# [EXCERPTED RECORDS]
----

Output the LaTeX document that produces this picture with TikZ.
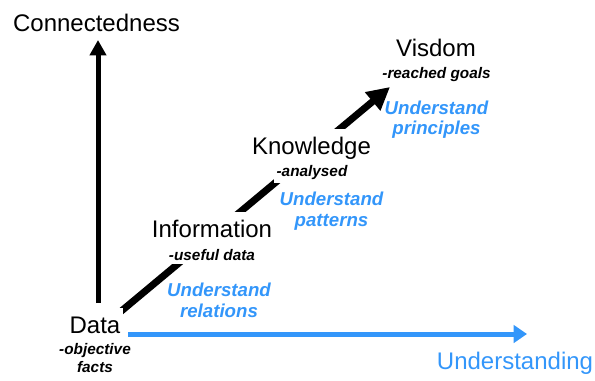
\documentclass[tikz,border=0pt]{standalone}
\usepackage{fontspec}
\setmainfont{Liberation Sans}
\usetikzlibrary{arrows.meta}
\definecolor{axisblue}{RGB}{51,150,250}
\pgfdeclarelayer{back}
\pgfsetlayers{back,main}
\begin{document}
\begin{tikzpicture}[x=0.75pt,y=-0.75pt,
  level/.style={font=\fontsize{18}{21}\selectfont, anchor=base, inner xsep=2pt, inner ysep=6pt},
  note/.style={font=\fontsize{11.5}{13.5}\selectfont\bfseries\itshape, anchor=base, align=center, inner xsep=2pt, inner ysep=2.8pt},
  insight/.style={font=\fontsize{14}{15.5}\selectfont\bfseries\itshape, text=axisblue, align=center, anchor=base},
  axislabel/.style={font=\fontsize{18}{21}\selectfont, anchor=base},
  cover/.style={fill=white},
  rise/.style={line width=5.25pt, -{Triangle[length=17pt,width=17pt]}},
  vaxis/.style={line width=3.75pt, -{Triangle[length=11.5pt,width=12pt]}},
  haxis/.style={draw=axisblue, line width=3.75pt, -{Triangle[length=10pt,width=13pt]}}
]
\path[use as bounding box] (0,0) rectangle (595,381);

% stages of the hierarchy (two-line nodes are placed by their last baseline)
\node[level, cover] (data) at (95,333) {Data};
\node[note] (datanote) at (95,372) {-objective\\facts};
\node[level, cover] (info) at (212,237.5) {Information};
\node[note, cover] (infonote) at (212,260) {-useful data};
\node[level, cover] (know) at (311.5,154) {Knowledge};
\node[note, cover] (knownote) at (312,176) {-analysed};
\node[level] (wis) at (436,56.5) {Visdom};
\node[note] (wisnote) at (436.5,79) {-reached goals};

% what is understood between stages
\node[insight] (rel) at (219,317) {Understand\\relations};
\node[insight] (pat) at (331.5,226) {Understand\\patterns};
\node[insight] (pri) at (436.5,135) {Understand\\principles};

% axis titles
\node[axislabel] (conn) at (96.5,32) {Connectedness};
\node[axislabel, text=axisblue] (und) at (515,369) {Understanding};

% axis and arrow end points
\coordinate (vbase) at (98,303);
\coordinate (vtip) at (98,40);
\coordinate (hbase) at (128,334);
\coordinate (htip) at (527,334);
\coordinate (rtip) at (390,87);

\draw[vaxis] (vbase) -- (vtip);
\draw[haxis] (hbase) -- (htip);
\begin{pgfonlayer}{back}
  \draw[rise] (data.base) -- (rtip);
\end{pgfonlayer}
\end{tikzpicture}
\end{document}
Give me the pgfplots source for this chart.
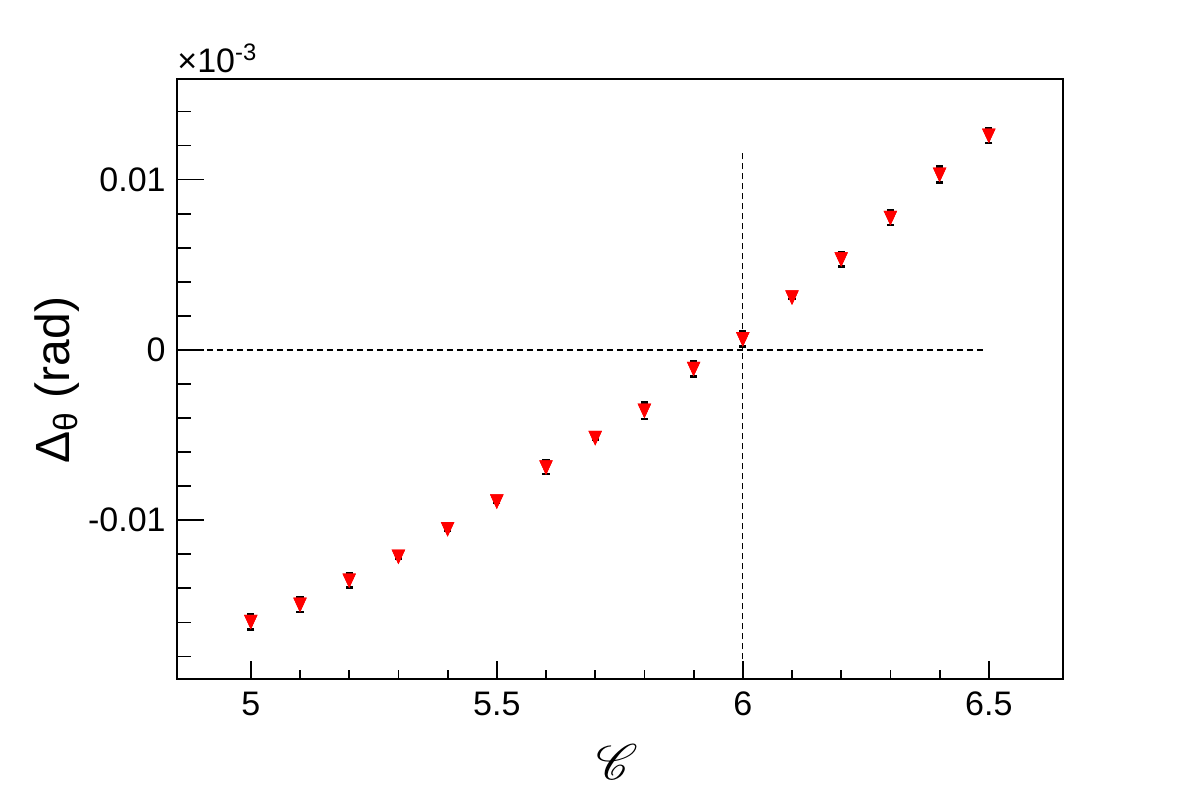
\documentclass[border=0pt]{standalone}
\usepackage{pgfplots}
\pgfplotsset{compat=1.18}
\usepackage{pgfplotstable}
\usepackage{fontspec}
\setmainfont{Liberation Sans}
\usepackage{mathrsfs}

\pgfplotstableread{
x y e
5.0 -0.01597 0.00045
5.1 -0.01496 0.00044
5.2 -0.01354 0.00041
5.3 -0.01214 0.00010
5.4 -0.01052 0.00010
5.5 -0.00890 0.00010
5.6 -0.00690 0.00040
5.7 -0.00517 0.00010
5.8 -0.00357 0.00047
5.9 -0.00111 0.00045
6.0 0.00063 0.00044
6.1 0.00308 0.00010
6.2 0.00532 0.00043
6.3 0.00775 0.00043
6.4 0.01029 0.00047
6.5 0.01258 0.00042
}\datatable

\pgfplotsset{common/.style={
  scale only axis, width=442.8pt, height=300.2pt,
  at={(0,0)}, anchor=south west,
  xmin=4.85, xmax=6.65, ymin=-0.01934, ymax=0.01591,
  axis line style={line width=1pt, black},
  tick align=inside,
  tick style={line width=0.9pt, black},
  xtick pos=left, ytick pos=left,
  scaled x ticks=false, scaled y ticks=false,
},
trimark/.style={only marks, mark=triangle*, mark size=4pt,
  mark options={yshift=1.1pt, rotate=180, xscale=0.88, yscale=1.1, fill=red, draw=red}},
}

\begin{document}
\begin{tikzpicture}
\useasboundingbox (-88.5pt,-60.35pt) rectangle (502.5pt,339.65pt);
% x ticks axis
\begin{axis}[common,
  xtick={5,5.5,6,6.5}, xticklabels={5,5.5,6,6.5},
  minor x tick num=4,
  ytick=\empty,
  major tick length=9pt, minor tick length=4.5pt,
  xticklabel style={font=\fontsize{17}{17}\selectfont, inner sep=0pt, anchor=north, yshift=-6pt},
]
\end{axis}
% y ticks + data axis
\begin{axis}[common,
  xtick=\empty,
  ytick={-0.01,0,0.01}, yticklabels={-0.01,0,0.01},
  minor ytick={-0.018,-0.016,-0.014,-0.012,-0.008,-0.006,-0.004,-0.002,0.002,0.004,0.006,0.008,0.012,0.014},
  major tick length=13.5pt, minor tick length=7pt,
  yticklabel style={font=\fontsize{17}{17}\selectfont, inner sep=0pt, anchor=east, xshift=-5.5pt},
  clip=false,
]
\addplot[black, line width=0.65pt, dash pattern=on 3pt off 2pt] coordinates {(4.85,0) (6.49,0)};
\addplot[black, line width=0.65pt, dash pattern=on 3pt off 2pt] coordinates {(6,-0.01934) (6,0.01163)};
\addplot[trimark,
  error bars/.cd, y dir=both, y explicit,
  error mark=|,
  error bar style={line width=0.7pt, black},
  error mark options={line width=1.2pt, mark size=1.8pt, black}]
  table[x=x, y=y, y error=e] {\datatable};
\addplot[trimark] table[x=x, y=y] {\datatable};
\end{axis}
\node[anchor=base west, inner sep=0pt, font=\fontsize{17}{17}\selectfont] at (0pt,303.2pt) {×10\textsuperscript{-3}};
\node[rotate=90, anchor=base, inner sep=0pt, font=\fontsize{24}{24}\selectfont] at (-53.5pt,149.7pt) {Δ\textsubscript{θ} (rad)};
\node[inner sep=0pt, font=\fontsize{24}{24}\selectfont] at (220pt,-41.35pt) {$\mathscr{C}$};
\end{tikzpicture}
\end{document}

----

# [REQUEST]
Copy the material exactly. Do not include the pictures.

# [FINISHED TASK]
Output the LaTeX document that produces this picture with TikZ.
\documentclass[tikz,border=0pt]{standalone}
\usepackage{fontspec}
\setmainfont{Liberation Sans}
\usetikzlibrary{arrows.meta}
\definecolor{axisblue}{RGB}{51,150,250}
\pgfdeclarelayer{back}
\pgfsetlayers{back,main}
\begin{document}
\begin{tikzpicture}[x=0.75pt,y=-0.75pt,
  level/.style={font=\fontsize{18}{21}\selectfont, anchor=base, inner xsep=2pt, inner ysep=6pt},
  note/.style={font=\fontsize{11.5}{13.5}\selectfont\bfseries\itshape, anchor=base, align=center, inner xsep=2pt, inner ysep=2.8pt},
  insight/.style={font=\fontsize{14}{15.5}\selectfont\bfseries\itshape, text=axisblue, align=center, anchor=base},
  axislabel/.style={font=\fontsize{18}{21}\selectfont, anchor=base},
  cover/.style={fill=white},
  rise/.style={line width=5.25pt, -{Triangle[length=17pt,width=17pt]}},
  vaxis/.style={line width=3.75pt, -{Triangle[length=11.5pt,width=12pt]}},
  haxis/.style={draw=axisblue, line width=3.75pt, -{Triangle[length=10pt,width=13pt]}}
]
\path[use as bounding box] (0,0) rectangle (595,381);

% stages of the hierarchy (two-line nodes are placed by their last baseline)
\node[level, cover] (data) at (95,333) {Data};
\node[note] (datanote) at (95,372) {-objective\\facts};
\node[level, cover] (info) at (212,237.5) {Information};
\node[note, cover] (infonote) at (212,260) {-useful data};
\node[level, cover] (know) at (311.5,154) {Knowledge};
\node[note, cover] (knownote) at (312,176) {-analysed};
\node[level] (wis) at (436,56.5) {Visdom};
\node[note] (wisnote) at (436.5,79) {-reached goals};

% what is understood between stages
\node[insight] (rel) at (219,317) {Understand\\relations};
\node[insight] (pat) at (331.5,226) {Understand\\patterns};
\node[insight] (pri) at (436.5,135) {Understand\\principles};

% axis titles
\node[axislabel] (conn) at (96.5,32) {Connectedness};
\node[axislabel, text=axisblue] (und) at (515,369) {Understanding};

% axis and arrow end points
\coordinate (vbase) at (98,303);
\coordinate (vtip) at (98,40);
\coordinate (hbase) at (128,334);
\coordinate (htip) at (527,334);
\coordinate (rtip) at (390,87);

\draw[vaxis] (vbase) -- (vtip);
\draw[haxis] (hbase) -- (htip);
\begin{pgfonlayer}{back}
  \draw[rise] (data.base) -- (rtip);
\end{pgfonlayer}
\end{tikzpicture}
\end{document}
Give me the pgfplots source for this chart.
\documentclass[border=0pt]{standalone}
\usepackage{pgfplots}
\pgfplotsset{compat=1.18}
\usepackage{pgfplotstable}
\usepackage{fontspec}
\setmainfont{Liberation Sans}
\usepackage{mathrsfs}

\pgfplotstableread{
x y e
5.0 -0.01597 0.00045
5.1 -0.01496 0.00044
5.2 -0.01354 0.00041
5.3 -0.01214 0.00010
5.4 -0.01052 0.00010
5.5 -0.00890 0.00010
5.6 -0.00690 0.00040
5.7 -0.00517 0.00010
5.8 -0.00357 0.00047
5.9 -0.00111 0.00045
6.0 0.00063 0.00044
6.1 0.00308 0.00010
6.2 0.00532 0.00043
6.3 0.00775 0.00043
6.4 0.01029 0.00047
6.5 0.01258 0.00042
}\datatable

\pgfplotsset{common/.style={
  scale only axis, width=442.8pt, height=300.2pt,
  at={(0,0)}, anchor=south west,
  xmin=4.85, xmax=6.65, ymin=-0.01934, ymax=0.01591,
  axis line style={line width=1pt, black},
  tick align=inside,
  tick style={line width=0.9pt, black},
  xtick pos=left, ytick pos=left,
  scaled x ticks=false, scaled y ticks=false,
},
trimark/.style={only marks, mark=triangle*, mark size=4pt,
  mark options={yshift=1.1pt, rotate=180, xscale=0.88, yscale=1.1, fill=red, draw=red}},
}

\begin{document}
\begin{tikzpicture}
\useasboundingbox (-88.5pt,-60.35pt) rectangle (502.5pt,339.65pt);
% x ticks axis
\begin{axis}[common,
  xtick={5,5.5,6,6.5}, xticklabels={5,5.5,6,6.5},
  minor x tick num=4,
  ytick=\empty,
  major tick length=9pt, minor tick length=4.5pt,
  xticklabel style={font=\fontsize{17}{17}\selectfont, inner sep=0pt, anchor=north, yshift=-6pt},
]
\end{axis}
% y ticks + data axis
\begin{axis}[common,
  xtick=\empty,
  ytick={-0.01,0,0.01}, yticklabels={-0.01,0,0.01},
  minor ytick={-0.018,-0.016,-0.014,-0.012,-0.008,-0.006,-0.004,-0.002,0.002,0.004,0.006,0.008,0.012,0.014},
  major tick length=13.5pt, minor tick length=7pt,
  yticklabel style={font=\fontsize{17}{17}\selectfont, inner sep=0pt, anchor=east, xshift=-5.5pt},
  clip=false,
]
\addplot[black, line width=0.65pt, dash pattern=on 3pt off 2pt] coordinates {(4.85,0) (6.49,0)};
\addplot[black, line width=0.65pt, dash pattern=on 3pt off 2pt] coordinates {(6,-0.01934) (6,0.01163)};
\addplot[trimark,
  error bars/.cd, y dir=both, y explicit,
  error mark=|,
  error bar style={line width=0.7pt, black},
  error mark options={line width=1.2pt, mark size=1.8pt, black}]
  table[x=x, y=y, y error=e] {\datatable};
\addplot[trimark] table[x=x, y=y] {\datatable};
\end{axis}
\node[anchor=base west, inner sep=0pt, font=\fontsize{17}{17}\selectfont] at (0pt,303.2pt) {×10\textsuperscript{-3}};
\node[rotate=90, anchor=base, inner sep=0pt, font=\fontsize{24}{24}\selectfont] at (-53.5pt,149.7pt) {Δ\textsubscript{θ} (rad)};
\node[inner sep=0pt, font=\fontsize{24}{24}\selectfont] at (220pt,-41.35pt) {$\mathscr{C}$};
\end{tikzpicture}
\end{document}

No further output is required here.